Directive: In the listing below, find every line with the string "this" and pull it out.

Rows:
— Begin —

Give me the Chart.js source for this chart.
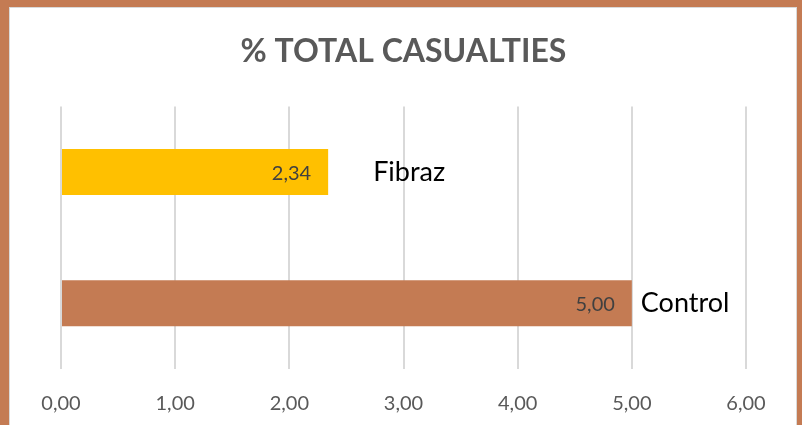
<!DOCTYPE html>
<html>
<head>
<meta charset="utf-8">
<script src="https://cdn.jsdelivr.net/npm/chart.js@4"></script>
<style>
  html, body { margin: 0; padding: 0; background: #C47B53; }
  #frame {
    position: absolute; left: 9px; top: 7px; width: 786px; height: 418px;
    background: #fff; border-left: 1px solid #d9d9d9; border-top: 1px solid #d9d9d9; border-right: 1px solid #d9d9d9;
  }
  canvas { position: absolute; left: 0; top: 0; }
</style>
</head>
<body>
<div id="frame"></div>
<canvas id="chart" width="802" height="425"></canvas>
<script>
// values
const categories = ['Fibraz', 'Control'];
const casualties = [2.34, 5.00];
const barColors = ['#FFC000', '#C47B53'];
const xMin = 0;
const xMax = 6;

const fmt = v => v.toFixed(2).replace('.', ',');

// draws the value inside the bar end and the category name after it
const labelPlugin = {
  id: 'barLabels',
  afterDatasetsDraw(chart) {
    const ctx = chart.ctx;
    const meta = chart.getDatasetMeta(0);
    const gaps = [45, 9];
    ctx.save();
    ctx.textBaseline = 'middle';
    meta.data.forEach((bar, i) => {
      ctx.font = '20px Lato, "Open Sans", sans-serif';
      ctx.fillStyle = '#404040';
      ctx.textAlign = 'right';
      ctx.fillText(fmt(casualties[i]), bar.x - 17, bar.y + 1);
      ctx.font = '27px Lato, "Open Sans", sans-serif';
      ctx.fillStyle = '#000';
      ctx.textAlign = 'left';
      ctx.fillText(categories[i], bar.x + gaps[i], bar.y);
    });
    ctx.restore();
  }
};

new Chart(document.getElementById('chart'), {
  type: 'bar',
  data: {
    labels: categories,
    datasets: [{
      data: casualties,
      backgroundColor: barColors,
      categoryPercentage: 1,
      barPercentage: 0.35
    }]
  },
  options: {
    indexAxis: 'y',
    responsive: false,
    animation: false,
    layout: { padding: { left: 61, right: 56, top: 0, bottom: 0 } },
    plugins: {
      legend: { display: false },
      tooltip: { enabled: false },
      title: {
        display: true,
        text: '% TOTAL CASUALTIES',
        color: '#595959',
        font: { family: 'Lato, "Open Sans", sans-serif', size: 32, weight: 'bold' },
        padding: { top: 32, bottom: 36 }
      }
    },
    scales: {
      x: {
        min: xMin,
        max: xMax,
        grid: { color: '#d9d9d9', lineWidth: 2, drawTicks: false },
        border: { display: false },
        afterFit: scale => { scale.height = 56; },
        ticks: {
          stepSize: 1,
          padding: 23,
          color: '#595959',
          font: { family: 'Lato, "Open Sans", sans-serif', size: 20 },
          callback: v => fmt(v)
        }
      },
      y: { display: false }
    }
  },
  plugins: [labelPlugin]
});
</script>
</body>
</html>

— End —
— Begin —

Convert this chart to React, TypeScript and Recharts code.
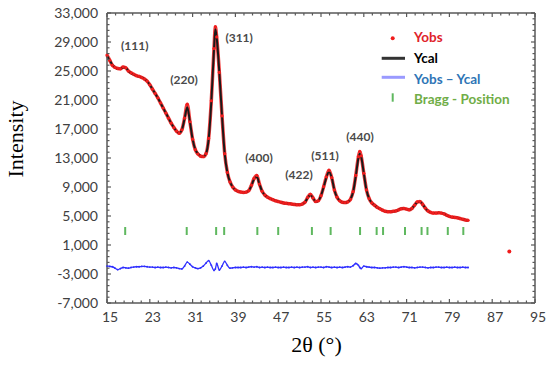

— End —

Response:
Give me the Chart.js source for this chart.
Convert this chart to React, TypeScript and Recharts code.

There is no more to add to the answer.